И озверев светло, от истинно проникающего, на чем бы ни зиждущегося, но обратящего к вечному и самому истинному - к бедам погибания детей невинных, подымемся тогда истинно, уж не помышляя о животах своих, а токо о отмщении водворении царства божего на земле. Которое и есть, когда токо работать и радоваться на плоды делов своих, в жующих мирно хлеб детях обретающегося.
Аминь.
Добавить и убавить нельзя.
Т.к. крик, даже женский невнятный, но истовый, о главном, о единственно верном в этой проклятой тупой брехливой каше, - о смерти деток, только является истинным.
И звоущим без останов именно к свершению.
А чот, сгубив, наконец, тысячи, бог даст мильоны, не тех, тех, кого попадут, но и тех обязательно тоже частью, всё ж хоть несколько ослобонимся, хоть на время малое, от того гнета нечисти, падлы и стяжательств, коим повергнуты на колена и не можем ни джарать, ни спать, ни робить ни детей кормить с того плену.

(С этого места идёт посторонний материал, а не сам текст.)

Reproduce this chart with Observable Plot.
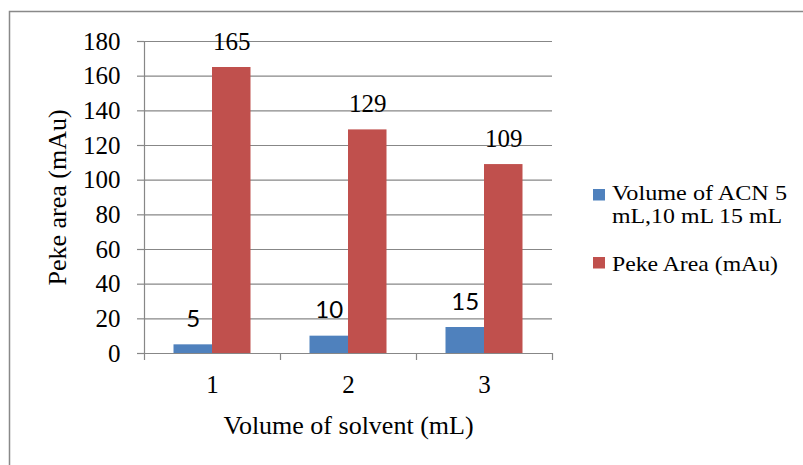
<!DOCTYPE html>
<html><head><meta charset="utf-8">
<script src="https://cdn.jsdelivr.net/npm/d3@7"></script>
<script src="https://cdn.jsdelivr.net/npm/@observablehq/plot@0.6"></script>
<style>body{margin:0;background:#fff;} #chart svg{display:block;}</style>
</head><body><div id="chart"></div>
<script>
const categories = [1, 2, 3];
const seriesNames = ["Volume of ACN 5 mL,10 mL 15 mL", "Peke Area (mAu)"];
const legendLines = [["Volume of ACN 5", "mL,10 mL 15 mL"], ["Peke Area (mAu)"]];
const acnVolume = [5, 10, 15];
const peakArea = [165, 129, 109];
const yTicks = [0, 20, 40, 60, 80, 100, 120, 140, 160, 180];
const xTitle = "Volume of solvent (mL)";
const yTitle = "Peke area (mAu)";
const colors = ["#4F81BD", "#C0504D"];

const SERIF = "'Liberation Serif','Times New Roman',serif";
const SANS = "Lato,'Open Sans',sans-serif";
const GRID = "#878787";

const rows = categories.flatMap((c, i) => [
  {cat: c, series: 0, value: acnVolume[i]},
  {cat: c, series: 1, value: peakArea[i]}
]);
const barW = 38.5 / 136; // share of a category band per bar
const x1 = d => d.cat - barW + d.series * barW;
const x2 = d => d.cat + d.series * barW;
const xc = d => d.cat - barW / 2 + d.series * barW;
const boundaries = [0.5, ...categories.map(c => c + 0.5)];

const chart = Plot.plot({
  width: 803, height: 465,
  marginLeft: 144, marginRight: 251, marginTop: 41, marginBottom: 112,
  style: {fontFamily: SERIF, background: "#fff", color: "black"},
  x: {domain: [0.5, 3.5]},
  y: {domain: [0, 180]},
  color: {type: "ordinal", domain: [0, 1], range: colors},
  marks: [
    Plot.gridY(yTicks, {stroke: GRID, strokeOpacity: 1, strokeWidth: 1.2}),
    Plot.axisY(yTicks, {tickSize: 7, tickPadding: 17, fontSize: 25, fontFamily: SERIF, label: null, stroke: GRID, fill: "black", strokeWidth: 1.2}),
    Plot.ruleX([0.5], {stroke: GRID, strokeWidth: 1.2}),
    Plot.axisX(boundaries, {tickSize: 7, tickFormat: () => "", label: null, stroke: GRID, strokeWidth: 1.2}),
    Plot.axisX(categories, {tickSize: 0, tickPadding: 22, fontSize: 25, fontFamily: SERIF, label: null, fill: "black", tickFormat: d => String(d)}),
    Plot.ruleY([0], {stroke: GRID, strokeWidth: 1.2}),
    Plot.rectY(rows, {x1, x2, y1: 0, y2: "value", fill: "series"}),
    Plot.text(rows.filter(d => d.series === 0), {x: xc, y: "value", text: d => String(d.value), dy: -18, lineAnchor: "bottom", fontSize: 24, fontFamily: SANS, fill: "black"}),
    Plot.text(rows.filter(d => d.series === 1), {x: xc, y: "value", text: d => String(d.value), dy: -18, lineAnchor: "bottom", fontSize: 25, fontFamily: SERIF, fill: "black"}),
    Plot.text([xTitle], {frameAnchor: "bottom", dy: 80, lineAnchor: "bottom", fontSize: 26, fontFamily: SERIF, fill: "black"}),
    Plot.text([yTitle], {frameAnchor: "left", textAnchor: "middle", dx: -79, rotate: -90, lineAnchor: "bottom", fontSize: 26, fontFamily: SERIF, fill: "black"})
  ]
});

const svg = d3.select(chart);
svg.append("rect").attr("x", 9.5).attr("y", 11.5).attr("width", 800).attr("height", 460)
  .attr("fill", "none").attr("stroke", "#898989").attr("stroke-width", 1.5);

const legend = svg.append("g").attr("font-family", SERIF).attr("font-size", 22).attr("fill", "black").attr("text-anchor", "start");
const swatchTops = [189, 257];
const baselines = [200, 270.5];
const lineWidths = [[175, 170], [166]];
legendLines.forEach((lines, i) => {
  legend.append("rect").attr("x", 593).attr("y", swatchTops[i]).attr("width", 12).attr("height", 11.5).attr("fill", colors[i]);
  const t = legend.append("text").attr("x", 612).attr("y", baselines[i]);
  lines.forEach((ln, j) => t.append("tspan").attr("x", 612).attr("dy", j === 0 ? 0 : 22.5)
    .attr("textLength", lineWidths[i][j]).attr("lengthAdjust", "spacingAndGlyphs").text(ln));
});

document.getElementById("chart").append(chart);
</script>
</body></html>
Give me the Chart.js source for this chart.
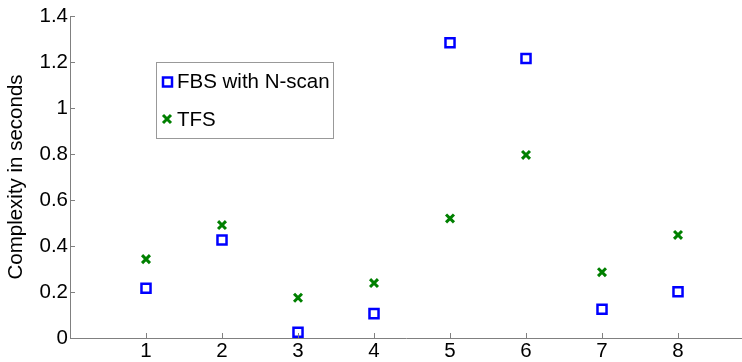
<!DOCTYPE html>
<html>
<head>
<meta charset="utf-8">
<script src="https://cdn.jsdelivr.net/npm/chart.js@4/dist/chart.umd.min.js"></script>
<style>
  html, body { margin: 0; padding: 0; background: #fff; overflow: hidden; }
  #wrap { width: 742px; height: 362px; }
</style>
</head>
<body>
<div id="wrap"><canvas id="c" width="742" height="362"></canvas></div>
<script>
// valores
const xValues = [1, 2, 3, 4, 5, 6, 7, 8];
const fbsValues = [0.216, 0.426, 0.025, 0.106, 1.284, 1.215, 0.125, 0.201];
const tfsValues = [0.343, 0.491, 0.175, 0.239, 0.520, 0.796, 0.286, 0.448];
const xTicks = [1, 2, 3, 4, 5, 6, 7, 8];
const yTicks = [0, 0.2, 0.4, 0.6, 0.8, 1, 1.2, 1.4];
const yTickLabels = ['0', '0.2', '0.4', '0.6', '0.8', '1', '1.2', '1.4'];
const seriesNames = ['FBS with N-scan', 'TFS'];
const yTitle = 'Complexity in seconds';

const FONT = 'Liberation Sans, Arial, sans-serif';
const AXIS_GRAY = '#808080';
const BLUE = '#0000ff';
const GREEN = '#008000';

// marcas de eje hacia dentro (estilo MATLAB)
const inwardTicks = {
    id: 'inwardTicks',
    afterDraw(chart) {
        const { ctx, chartArea, scales } = chart;
        ctx.save();
        ctx.strokeStyle = AXIS_GRAY;
        ctx.lineWidth = 1;
        ctx.beginPath();
        xTicks.forEach(v => {
            const px = Math.round(scales.x.getPixelForValue(v)) + 0.5;
            ctx.moveTo(px, chartArea.bottom);
            ctx.lineTo(px, chartArea.bottom - 5);
        });
        yTicks.forEach(v => {
            const py = Math.round(scales.y.getPixelForValue(v)) + 0.5;
            ctx.moveTo(chartArea.left, py);
            ctx.lineTo(chartArea.left + 5, py);
        });
        ctx.stroke();
        ctx.restore();
    }
};

// leyenda dentro del área del gráfico
const boxLegend = {
    id: 'boxLegend',
    afterDraw(chart) {
        const ctx = chart.ctx;
        ctx.save();
        ctx.fillStyle = '#fff';
        ctx.fillRect(156, 62, 177, 76);
        ctx.strokeStyle = '#999';
        ctx.lineWidth = 1;
        ctx.strokeRect(156.5, 62.5, 177, 76);

        // cuadrado azul
        ctx.strokeStyle = BLUE;
        ctx.lineWidth = 2.5;
        ctx.strokeRect(163, 77.5, 9, 9);
        // cruz verde
        ctx.strokeStyle = GREEN;
        ctx.lineWidth = 3;
        ctx.beginPath();
        ctx.moveTo(163, 115); ctx.lineTo(171, 123);
        ctx.moveTo(171, 115); ctx.lineTo(163, 123);
        ctx.stroke();

        ctx.fillStyle = '#000';
        ctx.font = '20.5px ' + FONT;
        ctx.textBaseline = 'middle';
        ctx.textAlign = 'left';
        ctx.fillText(seriesNames[0], 177, 82.5);
        ctx.fillText(seriesNames[1], 177, 120);
        ctx.restore();
    }
};

const ctx = document.getElementById('c').getContext('2d');
new Chart(ctx, {
    type: 'scatter',
    data: {
        datasets: [
            {
                label: seriesNames[0],
                data: xValues.map((x, i) => ({ x: x, y: fbsValues[i] })),
                pointStyle: 'rect',
                pointRadius: 6.4,
                pointBorderWidth: 2.5,
                borderColor: BLUE,
                backgroundColor: 'rgba(0,0,0,0)',
                showLine: false,
            },
            {
                label: seriesNames[1],
                data: xValues.map((x, i) => ({ x: x, y: tfsValues[i] })),
                pointStyle: 'crossRot',
                pointRadius: 5.6,
                pointBorderWidth: 3,
                borderColor: GREEN,
                backgroundColor: GREEN,
                showLine: false,
            },
        ],
    },
    options: {
        responsive: false,
        animation: false,
        devicePixelRatio: 1,
        layout: { autoPadding: false, padding: { top: 16, right: 0, left: 0, bottom: 0 } },
        plugins: {
            legend: { display: false },
            tooltip: { enabled: false },
        },
        scales: {
            x: {
                type: 'linear',
                min: 0,
                max: 8.842,
                afterBuildTicks: scale => { scale.ticks = xTicks.map(v => ({ value: v })); },
                afterFit: scale => {
                    scale.height = 24;
                    scale.paddingRight = 0;
                    scale.paddingLeft = 0;
                },
                border: { display: true, color: AXIS_GRAY, width: 1 },
                grid: { drawOnChartArea: false, drawTicks: false },
                ticks: {
                    color: '#000',
                    padding: 1,
                    maxRotation: 0,
                    autoSkip: false,
                    font: { family: FONT, size: 20.5 },
                    callback: v => String(v),
                },
            },
            y: {
                min: 0,
                max: 1.4,
                afterBuildTicks: scale => { scale.ticks = yTicks.map(v => ({ value: v })); },
                afterFit: scale => { scale.width = 70; },
                border: { display: true, color: AXIS_GRAY, width: 1 },
                grid: { drawOnChartArea: false, drawTicks: false },
                ticks: {
                    color: '#000',
                    padding: 2,
                    autoSkip: false,
                    font: { family: FONT, size: 20.5 },
                    callback: v => yTickLabels[yTicks.indexOf(v)],
                },
                title: {
                    display: true,
                    text: yTitle,
                    color: '#000',
                    padding: { top: 4, bottom: 0 },
                    font: { family: FONT, size: 20.5 },
                },
            },
        },
    },
    plugins: [inwardTicks, boxLegend],
});
</script>
</body>
</html>
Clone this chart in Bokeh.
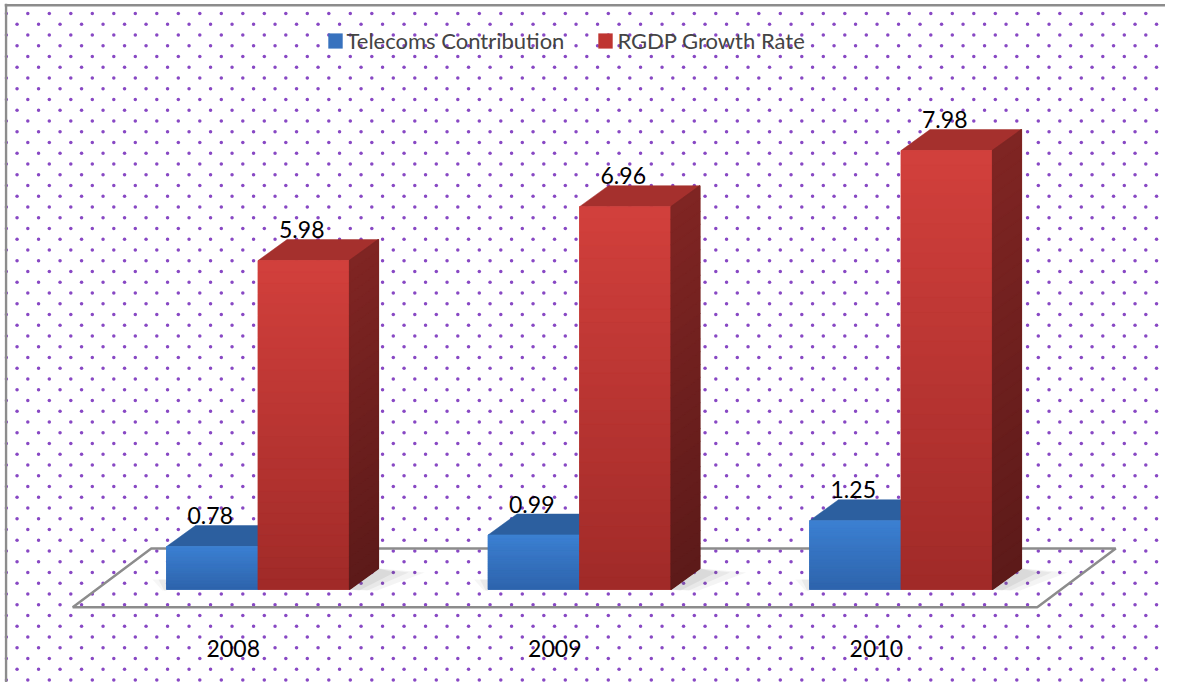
import numpy as np
from bokeh.plotting import figure
from bokeh.models import Range1d, Legend, LegendItem, Span
from bokeh.core.properties import value
from bokeh.embed import file_html
from bokeh.resources import INLINE

# ---------------- data ----------------
years = ["2008", "2009", "2010"]
telecoms = [0.78, 0.99, 1.25]
rgdp = [5.98, 6.96, 7.98]
series_names = ["Telecoms Contribution", "RGDP Growth Rate"]

# ---------------- layout constants (pixels) ----------------
W, H = 1165, 682
FL, FT = 4, 3        # frame offset (left, top)
PXX = 321.5          # px per category slot
PXY = 55.0           # px per value unit
CX0 = 257.5          # canvas x of category 0 centre
CY0 = 589.0          # canvas y of value 0
BAR_W = 91.5 / PXX
DX = 29.0 / PXX      # depth offset of bars
DY = 21.0 / PXY
FONT = "Lato"
TXT_SHIFT = 10       # px lift for text baseline

def hx(px):
    return px / PXX

def hy(px):
    return px / PXY

p = figure(width=W, height=H,
           x_range=Range1d((FL - CX0) / PXX, (W - CX0) / PXX),
           y_range=Range1d((CY0 - H) / PXY, (CY0 - FT) / PXY),
           output_backend="svg", toolbar_location=None,
           x_axis_type=None, y_axis_type=None,
           min_border_left=FL, min_border_top=FT, min_border_right=0, min_border_bottom=0)
p.grid.visible = False
p.outline_line_color = None
p.background_fill_color = "white"
p.border_fill_color = "white"

# ---------------- dotted background ----------------
sx, sy = 21.5, 10.75
dxs, dys = [], []
for r in range(0, int(H / sy) + 2):
    cy = 13.0 + r * sy
    start = 5.8 + (10.75 if r % 2 else 0.0)
    cols = np.arange(start, W + sx, sx)
    dxs.extend(((cols - CX0) / PXX).tolist())
    dys.extend([(CY0 - cy) / PXY] * len(cols))
p.scatter(dxs, dys, size=3.5, color="#8848c4", line_color=None)

# chart border (left and top edges visible in the picture)
p.add_layout(Span(location=(5.5 - CX0) / PXX, dimension="height",
                  line_color="#8c8c8c", line_width=2.5))
p.add_layout(Span(location=(CY0 - 4.8) / PXY, dimension="width",
                  line_color="#8c8c8c", line_width=2.5))

# ---------------- floor ----------------
n = len(years)
fl_front = (-24.5, -17.7)
fl_back = (54.0, 41.0)
floor_x = [-0.5 + hx(fl_front[0]), n - 0.5 + hx(fl_front[0]),
           n - 0.5 + hx(fl_back[0]), -0.5 + hx(fl_back[0])]
floor_y = [hy(fl_front[1]), hy(fl_front[1]), hy(fl_back[1]), hy(fl_back[1])]
p.patch(floor_x, floor_y, fill_color=None, line_color="#8c8c8c", line_width=2.5)

# ---------------- shadows ----------------
for i in range(n):
    xr = i + BAR_W
    for k, a in zip([46, 30, 16], [0.07, 0.08, 0.1]):
        p.patch([xr, xr + DX, xr + DX + hx(k), xr + hx(k * 0.6)],
                [0, DY, DY - hy(4), hy(-1)],
                fill_color="#606060", fill_alpha=a, line_color=None)
    xl = i - BAR_W
    for k, a in zip([14, 8], [0.06, 0.08]):
        p.patch([xl - hx(k), xl, xl, xl - hx(k * 0.3)],
                [hy(10), hy(10), hy(-1), hy(-1)],
                fill_color="#606060", fill_alpha=a, line_color=None)

# ---------------- helpers ----------------
def lerp(c0, c1, t):
    return "#%02x%02x%02x" % tuple(int(round(a + (b - a) * t)) for a, b in zip(c0, c1))

NSTRIP = 30

def draw_bar(left, top, front_bot, front_top, top_col, side_bot=None, side_top=None):
    right = left + BAR_W
    p.patch([left, right, right + DX, left + DX],
            [top, top, top + DY, top + DY],
            fill_color=top_col, line_color=top_col, line_width=0.5)
    edges = np.linspace(0, top, NSTRIP + 1)
    cols = [lerp(front_bot, front_top, (k + 0.5) / NSTRIP) for k in range(NSTRIP)]
    p.quad(left=[left] * NSTRIP, right=[right] * NSTRIP,
           bottom=edges[:-1], top=edges[1:],
           fill_color=cols, line_color=cols, line_width=0.8)
    if side_bot is not None:
        p.patch([right, right + DX, right + DX, right], [0, DY, top + DY, top],
                fill_color=lerp(side_bot, side_top, 0.5), line_color=None)
        scol = [lerp(side_bot, side_top, (k + 0.5) / NSTRIP) for k in range(NSTRIP)]
        xs = [[right, right + DX, right + DX, right] for _ in range(NSTRIP)]
        ys = [[edges[k], edges[k] + DY, edges[k + 1] + DY, edges[k + 1]] for k in range(NSTRIP)]
        p.patches(xs, ys, fill_color=scol, line_color=scol, line_width=1.2)

idx = np.arange(n)
r_blue = p.vbar(x=idx - BAR_W / 2, top=telecoms, width=BAR_W, fill_color="#3772be",
                line_color=None)
r_red = p.vbar(x=idx + BAR_W / 2, top=rgdp, width=BAR_W, fill_color="#bf3531",
               line_color=None)

BLUE_BOT, BLUE_TOP = (46, 100, 172), (60, 128, 210)
RED_BOT, RED_TOP = (160, 42, 40), (210, 64, 60)
RSIDE_BOT, RSIDE_TOP = (92, 26, 25), (128, 37, 35)

for i in range(n):
    draw_bar(i - BAR_W, telecoms[i], BLUE_BOT, BLUE_TOP, "#2c5f9f")
    draw_bar(i, rgdp[i], RED_BOT, RED_TOP, "#a5302d", RSIDE_BOT, RSIDE_TOP)

# ---------------- value labels ----------------
lab_x = list(idx - BAR_W / 2 - hx(2)) + list(idx + BAR_W / 2 - hx(2))
lab_y = [v + DY + hy(TXT_SHIFT) for v in telecoms] + [v + DY + hy(TXT_SHIFT) for v in rgdp]
lab_t = [f"{v:.2f}" for v in telecoms] + [f"{v:.2f}" for v in rgdp]
p.text(lab_x, lab_y, text=lab_t, text_align="center", text_baseline="alphabetic",
       text_font=value(FONT), text_font_size="23px", text_color="black")

# ---------------- category labels ----------------
p.text(list(idx + hx(-24.7)), [hy(-68.7 + TXT_SHIFT)] * n, text=years, text_align="center",
       text_baseline="alphabetic", text_font=value(FONT), text_font_size="23px",
       text_color="black")

# ---------------- legend ----------------
legend = Legend(items=[LegendItem(label=series_names[0], renderers=[r_blue]),
                       LegendItem(label=series_names[1], renderers=[r_red])],
                orientation="horizontal", location=(321.5, 628.3),
                padding=0, margin=0, spacing=32, label_standoff=3,
                glyph_width=18, glyph_height=19, label_height=19,
                label_text_font=FONT, label_text_font_size="22px",
                border_line_color=None, background_fill_alpha=0)
p.add_layout(legend, "center")

open("out.html", "w").write(file_html(p, INLINE))
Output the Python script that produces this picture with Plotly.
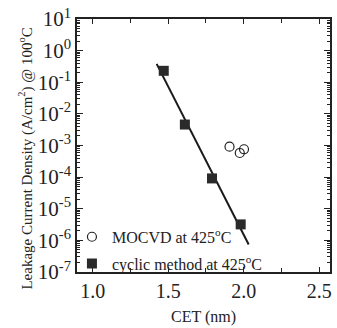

Тягосно, нет сил и возможностей.
И только восстать и расслабиться, забив многое. Чем очистив.
Так надуй нам силу, путь указуя. А для того - крик, зовущий на страдное. Дайте нам, бабы.
Да. Невнятное, как сюродивых, несет всегда верное. И непонятно кому, но верно всем.
Призывами не видеть, не упрекать и не слобонить за кару. Не призывы сие, по умыслу, а показ, как вся, тое, чо может быть, если итти, наконец. По нраву, по всему сказанному, пропетом, промучанному последние времена.
Показ да и токо
Чо может художник? Проквакать и забыть
Но в том его орьл
Показать
А как там поведется
Дело не его
Он загнется свого бессилья
Или с помощью
На всякий случай могут убрать. Технически правильно.
А если кому посля, всего, попадет, то простое завещание. По всему, или многому, забытому, пропетому, оставшемуся всегда в нас копотью понесенного, пропето всё, исковеркав, как бы, но показав, как оно ведется, как и всего строится, как бы свято и само. А, может, по законам жанра, сочетания простых связей всего проникнутого, т.е. просто и скучно, что было - есть, остатками переплетаясь, в нас, а моно и вне, попадает ритмами и прочим и сплетается как бы в намекающее, а мы верим и берем.
И стих будто, правда и прочее.
Так оно.
И не надо бы не понимать.
Но не можем.
(Пример, напоследок. С пойманного хоть вот тут.
- " что было - есть," - поймали сие. Умозрительно или недостижимо, и понеслось. То ли честно сказать (далее) - "что есть -будет" (и далее), или покорячиться в непохожем, как бы, но ритмом и памятью от сего найденного упомянутого (бывшего и потому навеявшего) идённое.)